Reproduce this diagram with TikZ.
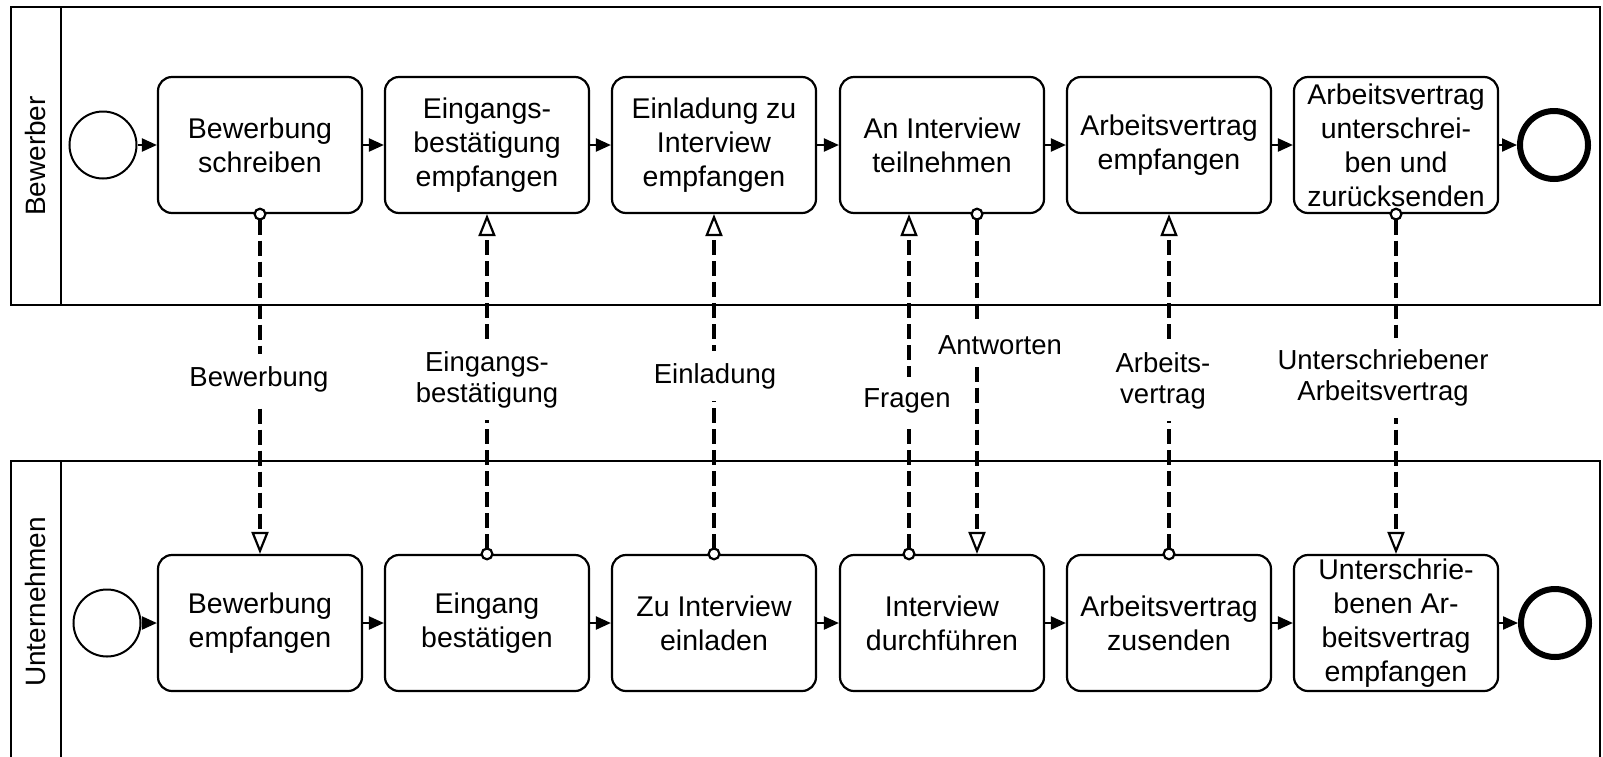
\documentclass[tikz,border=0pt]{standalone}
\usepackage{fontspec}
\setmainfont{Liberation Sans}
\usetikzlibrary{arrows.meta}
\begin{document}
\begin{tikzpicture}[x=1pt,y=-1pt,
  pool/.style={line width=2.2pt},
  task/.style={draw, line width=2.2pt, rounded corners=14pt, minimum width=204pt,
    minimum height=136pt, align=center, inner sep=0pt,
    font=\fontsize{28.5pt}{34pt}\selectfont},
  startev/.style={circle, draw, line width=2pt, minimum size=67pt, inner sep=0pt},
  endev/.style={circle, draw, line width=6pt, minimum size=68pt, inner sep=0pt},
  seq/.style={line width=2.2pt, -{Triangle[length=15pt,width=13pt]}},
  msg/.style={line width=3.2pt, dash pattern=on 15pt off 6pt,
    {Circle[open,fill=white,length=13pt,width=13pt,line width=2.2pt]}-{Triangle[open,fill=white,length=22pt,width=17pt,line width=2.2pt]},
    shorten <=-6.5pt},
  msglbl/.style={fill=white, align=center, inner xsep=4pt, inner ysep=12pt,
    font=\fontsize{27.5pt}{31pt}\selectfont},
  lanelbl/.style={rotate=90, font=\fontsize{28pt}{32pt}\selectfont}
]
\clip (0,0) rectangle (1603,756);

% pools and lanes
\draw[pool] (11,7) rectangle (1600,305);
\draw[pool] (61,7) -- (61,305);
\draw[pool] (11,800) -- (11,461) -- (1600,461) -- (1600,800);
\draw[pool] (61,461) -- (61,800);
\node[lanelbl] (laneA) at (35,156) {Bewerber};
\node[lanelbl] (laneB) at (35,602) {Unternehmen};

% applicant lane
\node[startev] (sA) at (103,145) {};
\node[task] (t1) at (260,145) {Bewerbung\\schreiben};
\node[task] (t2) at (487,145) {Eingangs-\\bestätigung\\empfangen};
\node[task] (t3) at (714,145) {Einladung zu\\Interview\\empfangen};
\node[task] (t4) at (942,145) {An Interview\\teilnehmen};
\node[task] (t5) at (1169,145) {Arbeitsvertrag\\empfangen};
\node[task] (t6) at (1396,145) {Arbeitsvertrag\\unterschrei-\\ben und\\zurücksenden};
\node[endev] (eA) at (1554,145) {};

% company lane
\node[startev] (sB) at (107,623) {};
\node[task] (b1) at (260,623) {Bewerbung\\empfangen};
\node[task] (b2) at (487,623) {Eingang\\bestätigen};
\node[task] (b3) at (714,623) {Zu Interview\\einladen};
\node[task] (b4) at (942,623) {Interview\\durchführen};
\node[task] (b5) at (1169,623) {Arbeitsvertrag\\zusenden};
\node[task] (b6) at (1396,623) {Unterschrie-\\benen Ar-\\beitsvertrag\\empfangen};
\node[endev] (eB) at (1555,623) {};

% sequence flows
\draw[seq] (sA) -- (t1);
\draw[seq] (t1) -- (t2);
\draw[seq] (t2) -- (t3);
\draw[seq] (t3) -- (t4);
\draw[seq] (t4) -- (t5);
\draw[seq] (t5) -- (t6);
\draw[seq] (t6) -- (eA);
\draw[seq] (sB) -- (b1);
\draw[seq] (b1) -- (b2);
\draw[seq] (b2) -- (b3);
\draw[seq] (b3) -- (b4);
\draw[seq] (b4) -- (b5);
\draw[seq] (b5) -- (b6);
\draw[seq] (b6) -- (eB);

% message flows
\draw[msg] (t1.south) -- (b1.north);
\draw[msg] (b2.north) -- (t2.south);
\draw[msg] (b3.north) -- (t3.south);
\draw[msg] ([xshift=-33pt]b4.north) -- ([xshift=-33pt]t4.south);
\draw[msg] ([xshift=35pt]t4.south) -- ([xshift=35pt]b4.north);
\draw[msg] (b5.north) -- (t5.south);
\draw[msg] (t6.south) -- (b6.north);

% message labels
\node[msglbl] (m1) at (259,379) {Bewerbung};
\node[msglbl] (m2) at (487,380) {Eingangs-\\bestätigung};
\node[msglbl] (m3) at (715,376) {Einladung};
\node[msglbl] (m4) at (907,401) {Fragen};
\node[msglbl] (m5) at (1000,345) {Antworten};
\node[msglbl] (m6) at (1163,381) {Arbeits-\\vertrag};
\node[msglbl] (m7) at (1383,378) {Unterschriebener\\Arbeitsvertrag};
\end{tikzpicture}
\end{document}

========================

**STATED EXERCISE:**
Copy the listing over exactly, skipping the pictures it holds.

**TASK RESULT:**
Reproduce this diagram with TikZ.
\documentclass[tikz,border=0pt]{standalone}
\usepackage{fontspec}
\setmainfont{Liberation Sans}
\usetikzlibrary{arrows.meta}
\begin{document}
\begin{tikzpicture}[x=1pt,y=-1pt,
  pool/.style={line width=2.2pt},
  task/.style={draw, line width=2.2pt, rounded corners=14pt, minimum width=204pt,
    minimum height=136pt, align=center, inner sep=0pt,
    font=\fontsize{28.5pt}{34pt}\selectfont},
  startev/.style={circle, draw, line width=2pt, minimum size=67pt, inner sep=0pt},
  endev/.style={circle, draw, line width=6pt, minimum size=68pt, inner sep=0pt},
  seq/.style={line width=2.2pt, -{Triangle[length=15pt,width=13pt]}},
  msg/.style={line width=3.2pt, dash pattern=on 15pt off 6pt,
    {Circle[open,fill=white,length=13pt,width=13pt,line width=2.2pt]}-{Triangle[open,fill=white,length=22pt,width=17pt,line width=2.2pt]},
    shorten <=-6.5pt},
  msglbl/.style={fill=white, align=center, inner xsep=4pt, inner ysep=12pt,
    font=\fontsize{27.5pt}{31pt}\selectfont},
  lanelbl/.style={rotate=90, font=\fontsize{28pt}{32pt}\selectfont}
]
\clip (0,0) rectangle (1603,756);

% pools and lanes
\draw[pool] (11,7) rectangle (1600,305);
\draw[pool] (61,7) -- (61,305);
\draw[pool] (11,800) -- (11,461) -- (1600,461) -- (1600,800);
\draw[pool] (61,461) -- (61,800);
\node[lanelbl] (laneA) at (35,156) {Bewerber};
\node[lanelbl] (laneB) at (35,602) {Unternehmen};

% applicant lane
\node[startev] (sA) at (103,145) {};
\node[task] (t1) at (260,145) {Bewerbung\\schreiben};
\node[task] (t2) at (487,145) {Eingangs-\\bestätigung\\empfangen};
\node[task] (t3) at (714,145) {Einladung zu\\Interview\\empfangen};
\node[task] (t4) at (942,145) {An Interview\\teilnehmen};
\node[task] (t5) at (1169,145) {Arbeitsvertrag\\empfangen};
\node[task] (t6) at (1396,145) {Arbeitsvertrag\\unterschrei-\\ben und\\zurücksenden};
\node[endev] (eA) at (1554,145) {};

% company lane
\node[startev] (sB) at (107,623) {};
\node[task] (b1) at (260,623) {Bewerbung\\empfangen};
\node[task] (b2) at (487,623) {Eingang\\bestätigen};
\node[task] (b3) at (714,623) {Zu Interview\\einladen};
\node[task] (b4) at (942,623) {Interview\\durchführen};
\node[task] (b5) at (1169,623) {Arbeitsvertrag\\zusenden};
\node[task] (b6) at (1396,623) {Unterschrie-\\benen Ar-\\beitsvertrag\\empfangen};
\node[endev] (eB) at (1555,623) {};

% sequence flows
\draw[seq] (sA) -- (t1);
\draw[seq] (t1) -- (t2);
\draw[seq] (t2) -- (t3);
\draw[seq] (t3) -- (t4);
\draw[seq] (t4) -- (t5);
\draw[seq] (t5) -- (t6);
\draw[seq] (t6) -- (eA);
\draw[seq] (sB) -- (b1);
\draw[seq] (b1) -- (b2);
\draw[seq] (b2) -- (b3);
\draw[seq] (b3) -- (b4);
\draw[seq] (b4) -- (b5);
\draw[seq] (b5) -- (b6);
\draw[seq] (b6) -- (eB);

% message flows
\draw[msg] (t1.south) -- (b1.north);
\draw[msg] (b2.north) -- (t2.south);
\draw[msg] (b3.north) -- (t3.south);
\draw[msg] ([xshift=-33pt]b4.north) -- ([xshift=-33pt]t4.south);
\draw[msg] ([xshift=35pt]t4.south) -- ([xshift=35pt]b4.north);
\draw[msg] (b5.north) -- (t5.south);
\draw[msg] (t6.south) -- (b6.north);

% message labels
\node[msglbl] (m1) at (259,379) {Bewerbung};
\node[msglbl] (m2) at (487,380) {Eingangs-\\bestätigung};
\node[msglbl] (m3) at (715,376) {Einladung};
\node[msglbl] (m4) at (907,401) {Fragen};
\node[msglbl] (m5) at (1000,345) {Antworten};
\node[msglbl] (m6) at (1163,381) {Arbeits-\\vertrag};
\node[msglbl] (m7) at (1383,378) {Unterschriebener\\Arbeitsvertrag};
\end{tikzpicture}
\end{document}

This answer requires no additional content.